## BEGIN

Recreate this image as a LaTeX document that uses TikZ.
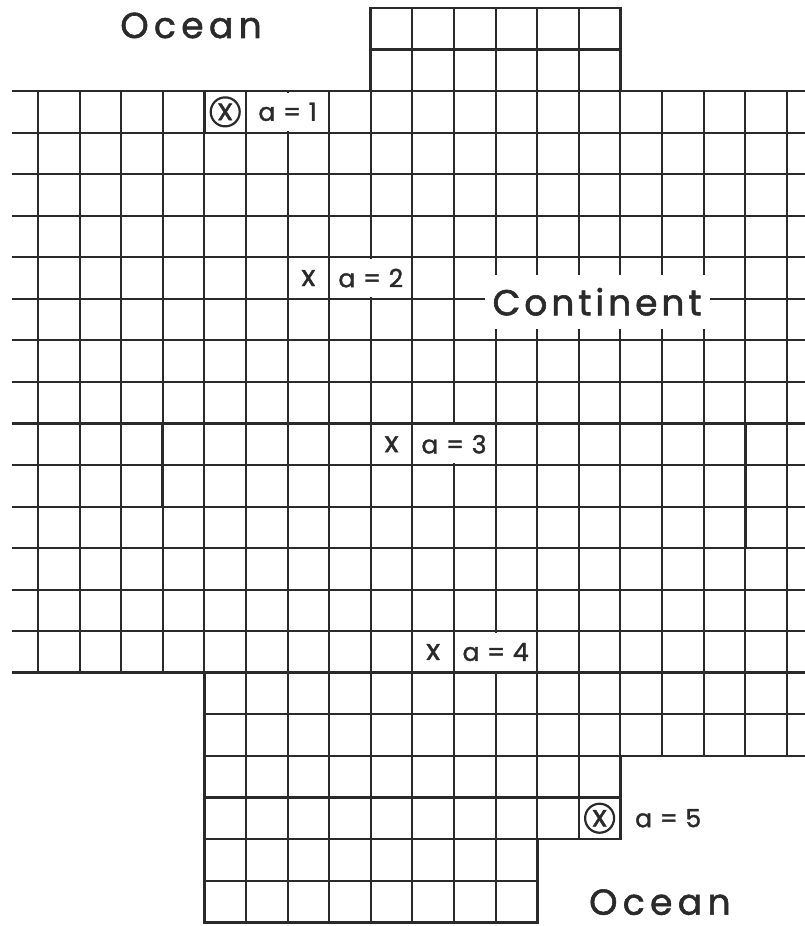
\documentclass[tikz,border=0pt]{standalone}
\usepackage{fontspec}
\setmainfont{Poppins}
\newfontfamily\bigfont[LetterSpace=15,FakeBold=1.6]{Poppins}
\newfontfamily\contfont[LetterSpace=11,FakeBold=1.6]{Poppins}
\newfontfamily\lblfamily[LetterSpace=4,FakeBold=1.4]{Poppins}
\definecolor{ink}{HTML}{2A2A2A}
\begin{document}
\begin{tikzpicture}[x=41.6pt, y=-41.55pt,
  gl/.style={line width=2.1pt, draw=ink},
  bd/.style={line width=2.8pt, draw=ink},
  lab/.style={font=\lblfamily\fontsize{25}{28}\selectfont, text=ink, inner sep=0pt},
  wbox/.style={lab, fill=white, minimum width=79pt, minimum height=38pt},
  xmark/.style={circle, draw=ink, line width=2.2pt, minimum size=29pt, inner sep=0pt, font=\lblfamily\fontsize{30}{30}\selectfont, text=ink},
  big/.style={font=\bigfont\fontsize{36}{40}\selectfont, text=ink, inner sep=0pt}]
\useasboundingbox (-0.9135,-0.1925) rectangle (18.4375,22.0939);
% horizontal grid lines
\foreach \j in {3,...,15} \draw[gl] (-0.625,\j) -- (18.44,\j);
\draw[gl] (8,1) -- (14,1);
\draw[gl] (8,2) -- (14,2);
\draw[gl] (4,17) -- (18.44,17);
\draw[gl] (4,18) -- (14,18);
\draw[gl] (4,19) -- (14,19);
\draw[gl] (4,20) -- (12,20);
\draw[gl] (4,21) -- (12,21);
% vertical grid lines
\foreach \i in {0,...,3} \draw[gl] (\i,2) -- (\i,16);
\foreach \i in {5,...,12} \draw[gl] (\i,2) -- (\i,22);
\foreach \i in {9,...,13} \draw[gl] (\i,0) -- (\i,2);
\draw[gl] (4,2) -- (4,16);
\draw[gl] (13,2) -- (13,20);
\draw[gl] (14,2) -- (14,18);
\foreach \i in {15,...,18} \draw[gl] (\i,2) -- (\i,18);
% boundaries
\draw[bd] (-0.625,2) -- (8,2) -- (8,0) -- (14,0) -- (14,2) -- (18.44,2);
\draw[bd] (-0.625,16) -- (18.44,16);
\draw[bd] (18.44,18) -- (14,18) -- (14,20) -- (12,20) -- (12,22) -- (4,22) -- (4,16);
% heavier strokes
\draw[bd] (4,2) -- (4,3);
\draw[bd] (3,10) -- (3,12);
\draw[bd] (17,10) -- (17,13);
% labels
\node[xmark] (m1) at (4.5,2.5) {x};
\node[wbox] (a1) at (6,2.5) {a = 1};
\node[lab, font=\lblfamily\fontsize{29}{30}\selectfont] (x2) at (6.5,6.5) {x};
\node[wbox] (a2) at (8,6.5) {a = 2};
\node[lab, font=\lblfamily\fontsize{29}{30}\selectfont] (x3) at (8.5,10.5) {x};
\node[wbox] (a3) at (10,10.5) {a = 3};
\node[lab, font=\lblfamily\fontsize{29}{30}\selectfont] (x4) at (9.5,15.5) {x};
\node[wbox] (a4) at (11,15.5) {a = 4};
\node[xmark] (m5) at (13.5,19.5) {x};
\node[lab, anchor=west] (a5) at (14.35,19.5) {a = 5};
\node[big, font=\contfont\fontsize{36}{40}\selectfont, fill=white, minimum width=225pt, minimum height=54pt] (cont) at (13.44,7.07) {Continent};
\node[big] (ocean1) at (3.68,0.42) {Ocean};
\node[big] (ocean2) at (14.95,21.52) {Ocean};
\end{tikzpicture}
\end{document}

## END

> **Description of the task**
Transcribe the material as is, with images omitted.

> **Reply to the exercise**
Recreate this image as a LaTeX document that uses TikZ.
\documentclass[tikz,border=0pt]{standalone}
\usepackage{fontspec}
\setmainfont{Poppins}
\newfontfamily\bigfont[LetterSpace=15,FakeBold=1.6]{Poppins}
\newfontfamily\contfont[LetterSpace=11,FakeBold=1.6]{Poppins}
\newfontfamily\lblfamily[LetterSpace=4,FakeBold=1.4]{Poppins}
\definecolor{ink}{HTML}{2A2A2A}
\begin{document}
\begin{tikzpicture}[x=41.6pt, y=-41.55pt,
  gl/.style={line width=2.1pt, draw=ink},
  bd/.style={line width=2.8pt, draw=ink},
  lab/.style={font=\lblfamily\fontsize{25}{28}\selectfont, text=ink, inner sep=0pt},
  wbox/.style={lab, fill=white, minimum width=79pt, minimum height=38pt},
  xmark/.style={circle, draw=ink, line width=2.2pt, minimum size=29pt, inner sep=0pt, font=\lblfamily\fontsize{30}{30}\selectfont, text=ink},
  big/.style={font=\bigfont\fontsize{36}{40}\selectfont, text=ink, inner sep=0pt}]
\useasboundingbox (-0.9135,-0.1925) rectangle (18.4375,22.0939);
% horizontal grid lines
\foreach \j in {3,...,15} \draw[gl] (-0.625,\j) -- (18.44,\j);
\draw[gl] (8,1) -- (14,1);
\draw[gl] (8,2) -- (14,2);
\draw[gl] (4,17) -- (18.44,17);
\draw[gl] (4,18) -- (14,18);
\draw[gl] (4,19) -- (14,19);
\draw[gl] (4,20) -- (12,20);
\draw[gl] (4,21) -- (12,21);
% vertical grid lines
\foreach \i in {0,...,3} \draw[gl] (\i,2) -- (\i,16);
\foreach \i in {5,...,12} \draw[gl] (\i,2) -- (\i,22);
\foreach \i in {9,...,13} \draw[gl] (\i,0) -- (\i,2);
\draw[gl] (4,2) -- (4,16);
\draw[gl] (13,2) -- (13,20);
\draw[gl] (14,2) -- (14,18);
\foreach \i in {15,...,18} \draw[gl] (\i,2) -- (\i,18);
% boundaries
\draw[bd] (-0.625,2) -- (8,2) -- (8,0) -- (14,0) -- (14,2) -- (18.44,2);
\draw[bd] (-0.625,16) -- (18.44,16);
\draw[bd] (18.44,18) -- (14,18) -- (14,20) -- (12,20) -- (12,22) -- (4,22) -- (4,16);
% heavier strokes
\draw[bd] (4,2) -- (4,3);
\draw[bd] (3,10) -- (3,12);
\draw[bd] (17,10) -- (17,13);
% labels
\node[xmark] (m1) at (4.5,2.5) {x};
\node[wbox] (a1) at (6,2.5) {a = 1};
\node[lab, font=\lblfamily\fontsize{29}{30}\selectfont] (x2) at (6.5,6.5) {x};
\node[wbox] (a2) at (8,6.5) {a = 2};
\node[lab, font=\lblfamily\fontsize{29}{30}\selectfont] (x3) at (8.5,10.5) {x};
\node[wbox] (a3) at (10,10.5) {a = 3};
\node[lab, font=\lblfamily\fontsize{29}{30}\selectfont] (x4) at (9.5,15.5) {x};
\node[wbox] (a4) at (11,15.5) {a = 4};
\node[xmark] (m5) at (13.5,19.5) {x};
\node[lab, anchor=west] (a5) at (14.35,19.5) {a = 5};
\node[big, font=\contfont\fontsize{36}{40}\selectfont, fill=white, minimum width=225pt, minimum height=54pt] (cont) at (13.44,7.07) {Continent};
\node[big] (ocean1) at (3.68,0.42) {Ocean};
\node[big] (ocean2) at (14.95,21.52) {Ocean};
\end{tikzpicture}
\end{document}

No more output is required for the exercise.